The Abuse Of Prescription Drugs And The Role Of Drug Makers
Tuesday, April 24, 2018
Camden County is suing drug makers to recover the costs of fighting the abuse of prescription drugs. Is this the start of a trend?
(press release: summitbehavioralhealth) // New Jersey // Maria Ulmer MA, LMFT, CAADC | Chief Operating Officer
The abuse of prescription drugs has become a major public health problem as people addicted to prescription painkillers and to illegal opiates like heroin continue to die of overdoses.
The federal government has reacted to the opioid crisis by declaring it a public health emergency, which sounds good, but in reality, hasn’t done much to move the needle when it comes to lowering overdose rates.

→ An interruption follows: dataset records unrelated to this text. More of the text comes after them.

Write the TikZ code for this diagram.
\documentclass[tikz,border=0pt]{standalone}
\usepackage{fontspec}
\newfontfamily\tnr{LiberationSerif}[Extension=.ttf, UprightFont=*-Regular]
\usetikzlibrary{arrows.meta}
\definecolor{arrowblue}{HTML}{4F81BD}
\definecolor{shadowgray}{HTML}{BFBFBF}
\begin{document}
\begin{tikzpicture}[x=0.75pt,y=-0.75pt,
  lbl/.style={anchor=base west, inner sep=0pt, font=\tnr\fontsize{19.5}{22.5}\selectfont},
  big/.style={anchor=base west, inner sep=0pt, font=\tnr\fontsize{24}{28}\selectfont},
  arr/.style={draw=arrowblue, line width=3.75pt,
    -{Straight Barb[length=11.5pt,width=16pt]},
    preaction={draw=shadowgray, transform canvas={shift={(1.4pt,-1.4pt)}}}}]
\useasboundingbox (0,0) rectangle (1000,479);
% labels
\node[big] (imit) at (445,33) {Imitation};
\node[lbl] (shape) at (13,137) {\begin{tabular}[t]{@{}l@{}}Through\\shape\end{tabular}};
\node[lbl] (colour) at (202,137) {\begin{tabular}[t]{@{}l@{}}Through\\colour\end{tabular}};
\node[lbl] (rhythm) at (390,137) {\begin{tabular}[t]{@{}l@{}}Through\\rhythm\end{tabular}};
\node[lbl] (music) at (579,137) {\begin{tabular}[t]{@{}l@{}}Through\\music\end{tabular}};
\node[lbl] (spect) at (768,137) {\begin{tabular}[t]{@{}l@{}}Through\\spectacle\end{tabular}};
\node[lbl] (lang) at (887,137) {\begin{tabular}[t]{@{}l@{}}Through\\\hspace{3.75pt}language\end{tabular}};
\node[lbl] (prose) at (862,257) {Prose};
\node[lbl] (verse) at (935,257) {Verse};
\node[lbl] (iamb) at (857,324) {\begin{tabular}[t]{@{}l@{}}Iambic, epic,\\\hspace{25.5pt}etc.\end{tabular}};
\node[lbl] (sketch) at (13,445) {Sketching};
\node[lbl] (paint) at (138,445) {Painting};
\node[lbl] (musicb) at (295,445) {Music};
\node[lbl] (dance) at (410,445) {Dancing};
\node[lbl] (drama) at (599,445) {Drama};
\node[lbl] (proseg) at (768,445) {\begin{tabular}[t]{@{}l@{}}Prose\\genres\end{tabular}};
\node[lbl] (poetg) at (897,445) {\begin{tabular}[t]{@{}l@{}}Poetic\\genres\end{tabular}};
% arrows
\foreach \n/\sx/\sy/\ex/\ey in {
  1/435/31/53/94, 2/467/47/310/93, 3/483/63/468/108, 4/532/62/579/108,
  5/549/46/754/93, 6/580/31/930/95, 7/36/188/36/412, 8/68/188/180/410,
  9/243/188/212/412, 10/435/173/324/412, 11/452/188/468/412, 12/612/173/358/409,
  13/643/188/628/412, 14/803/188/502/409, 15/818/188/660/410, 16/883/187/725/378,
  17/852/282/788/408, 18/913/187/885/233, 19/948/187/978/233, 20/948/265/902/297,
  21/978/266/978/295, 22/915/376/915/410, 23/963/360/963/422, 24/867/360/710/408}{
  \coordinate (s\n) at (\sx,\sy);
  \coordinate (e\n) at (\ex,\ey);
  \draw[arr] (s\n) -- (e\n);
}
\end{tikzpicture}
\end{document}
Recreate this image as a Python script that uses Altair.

One of the biggest challenges of this crisis is that big drug makers have been reluctant to take responsibility for manufacturing prescription painkillers that they knew were potentially addictive if patients took them beyond the recommended limit of seven days.
In fact, the opioid epidemic hasn’t done much to convince major drug makers to participate in the fight to get addicts into treatment, because the truth is, there is far too much money to be made distributing these medications to local pharmacies throughout the U.S.

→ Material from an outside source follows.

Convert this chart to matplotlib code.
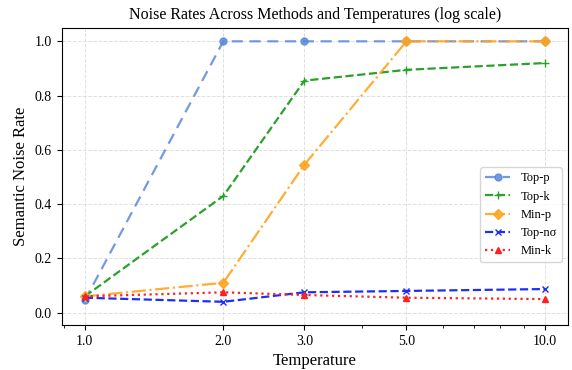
import matplotlib
matplotlib.use('Agg')
import matplotlib.pyplot as plt
from matplotlib.ticker import NullFormatter

plt.rcParams['font.family'] = ['Liberation Serif', 'DejaVu Serif']

temperatures = [1.0, 2.0, 3.0, 5.0, 10.0]
tick_labels = ['1.0', '2.0', '3.0', '5.0', '10.0']
top_p = [0.045, 1.0, 1.0, 1.0, 1.0]
top_k = [0.06, 0.43, 0.855, 0.895, 0.92]
min_p = [0.06, 0.11, 0.545, 1.0, 1.0]
top_nsigma = [0.055, 0.04, 0.075, 0.08, 0.087]
min_k = [0.06, 0.075, 0.065, 0.055, 0.05]

fig, ax = plt.subplots(figsize=(5.72, 3.70), dpi=100)
fig.subplots_adjust(left=0.108, right=0.993, top=0.925, bottom=0.122)

ax.plot(temperatures, top_p, color='#5b88dc', alpha=0.85, linestyle=(0, (5, 3)), marker='o', markersize=5, linewidth=1.6, label='Top-p')
ax.plot(temperatures, top_k, color='#2ca02c', linestyle='--', marker='+', markersize=6, linewidth=1.6, label='Top-k')
ax.plot(temperatures, min_p, color='#ffa51f', alpha=0.9, linestyle='-.', marker='D', markersize=5, linewidth=1.6, label='Min-p')
ax.plot(temperatures, top_nsigma, color='#1f2ff0', linestyle='--', marker='x', markersize=5, linewidth=1.6, label='Top-n\u03c3')
ax.plot(temperatures, min_k, color='#ff2020', linestyle=':', marker='^', markersize=5, linewidth=1.6, label='Min-k')

ax.set_xscale('log')
ax.set_xticks(temperatures)
ax.set_xticklabels(tick_labels)
ax.xaxis.set_minor_formatter(NullFormatter())
ax.set_ylim(-0.045, 1.05)

ax.grid(True, linestyle='--', color='#d8d8d8', linewidth=0.7, alpha=0.8)
ax.set_title('Noise Rates Across Methods and Temperatures (log scale)', fontsize=11.5)
ax.set_xlabel('Temperature', fontsize=12)
ax.set_ylabel('Semantic Noise Rate', fontsize=12)
ax.tick_params(labelsize=10)
ax.legend(loc='center right', bbox_to_anchor=(1.0, 0.37), fontsize=9)

fig.savefig('out.png', dpi=100)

However, that hasn’t stopped some cities and counties from trying to force drug makers to do their part, even it means taking legal action.
The most recent example is Camden County, New Jersey, which is suing drug manufacturers for distributing addictive painkillers that directly led to addiction and to fatal overdoses.
What’s interesting is that Camden County isn’t just taking legal action because drug makers flooded the streets with addictive painkillers, it is also suing to compel these companies to pay the county back for the costs of dealing with the addiction problem.
Drug Companies and the Opioid Crisis
Even the most tangential evidence shows that there is some correlation between drug companies and the opioid crisis. The question is whether there is actually some liability on the part of drug companies because liability opens up the opportunities for legal action.
Several years ago, claimants who were addicted to prescription painkillers sued Purdue Pharma, claiming that their addiction was a direct result of the company’s negligent practices.
The claimants said that Purdue Pharma failed to adequately warn about addiction risks on drug packaging and in promotional activities. (1)
Other similar lawsuits claimed that opioid drug makers intentionally misrepresented their products as being non-addictive, when in fact, the drug makers knew that taking these medications longer than a specific period of time could lead to addiction.
One of the weapons that claimants are using against opioid drug makers is a law that makes it illegal for companies to distribute products that are misbranded. The federal government is also suing opioid drug makers alleging that their products are negatively impacting public health due to widespread misuse.(2)
The government is also using the concept of deceptive business practices based on the idea that opioid drug makers are falsely representing their medications as being safe when they know they can lead to addiction.
The Camden County Opioid Lawsuit
The details of the Camden County opioid lawsuit are illuminating because the county is the first in the U.S. to file a racketeering lawsuit against a drug company as it relates to the distribution of opioids.
Camden County is suing Purdue Pharma under federal racketeering laws that are usually reserved for organized crime.
The suit alleges that Purdue Pharma participated in an epic scheme to deceive doctors and the public at large into believing that opioids can be prescribed for long periods of time, with little to no risk of addiction.(3)
The suit also alleges that Purdue Pharma’s fraudulent scheme resulted in billions in profits. As we covered earlier, the drug maker isn’t a stranger to lawsuits related to opioid manufacturing, but this is the first time it is being sued for racketeering practices.
In 2007, Purdue Pharma was ordered to pay a $600 million fine for intentionally misleading the public about the addictive qualities of one of its drugs.
Camden County would like a similar payout for its suit and listed the services it had to use to fight opioid overdoses from 2016 to 2017, which included:
1,740 man hours responding to 941 opioid overdoses
131 opioid fatalities (90 alone in 2017)
312 lives saved using Naloxone (an opioid overdose antidote)
The suit also alleges that Purdue Pharma has been hiding its practice under the cloak of pain management while pushing opioid painkillers it knew were highly addictive to the point that they could cause fatal overdoses.
Camden County did not release the amount of money it has spent fighting the abuse of prescription drugs, but it is likely seeking compensation in the millions.
A successful claim could pave the way for many more counties suffering from the effects of the opioid crisis to file similar lawsuits against other drug makers.
Addiction Treatment For Abuse of Prescription Drugs
Anything that can help curb the distribution of opioids is a good thing, but the truth is that despite all their best efforts, lawmakers may find that the most effective solution is to increase access to addiction treatment for abuse of prescription drugs.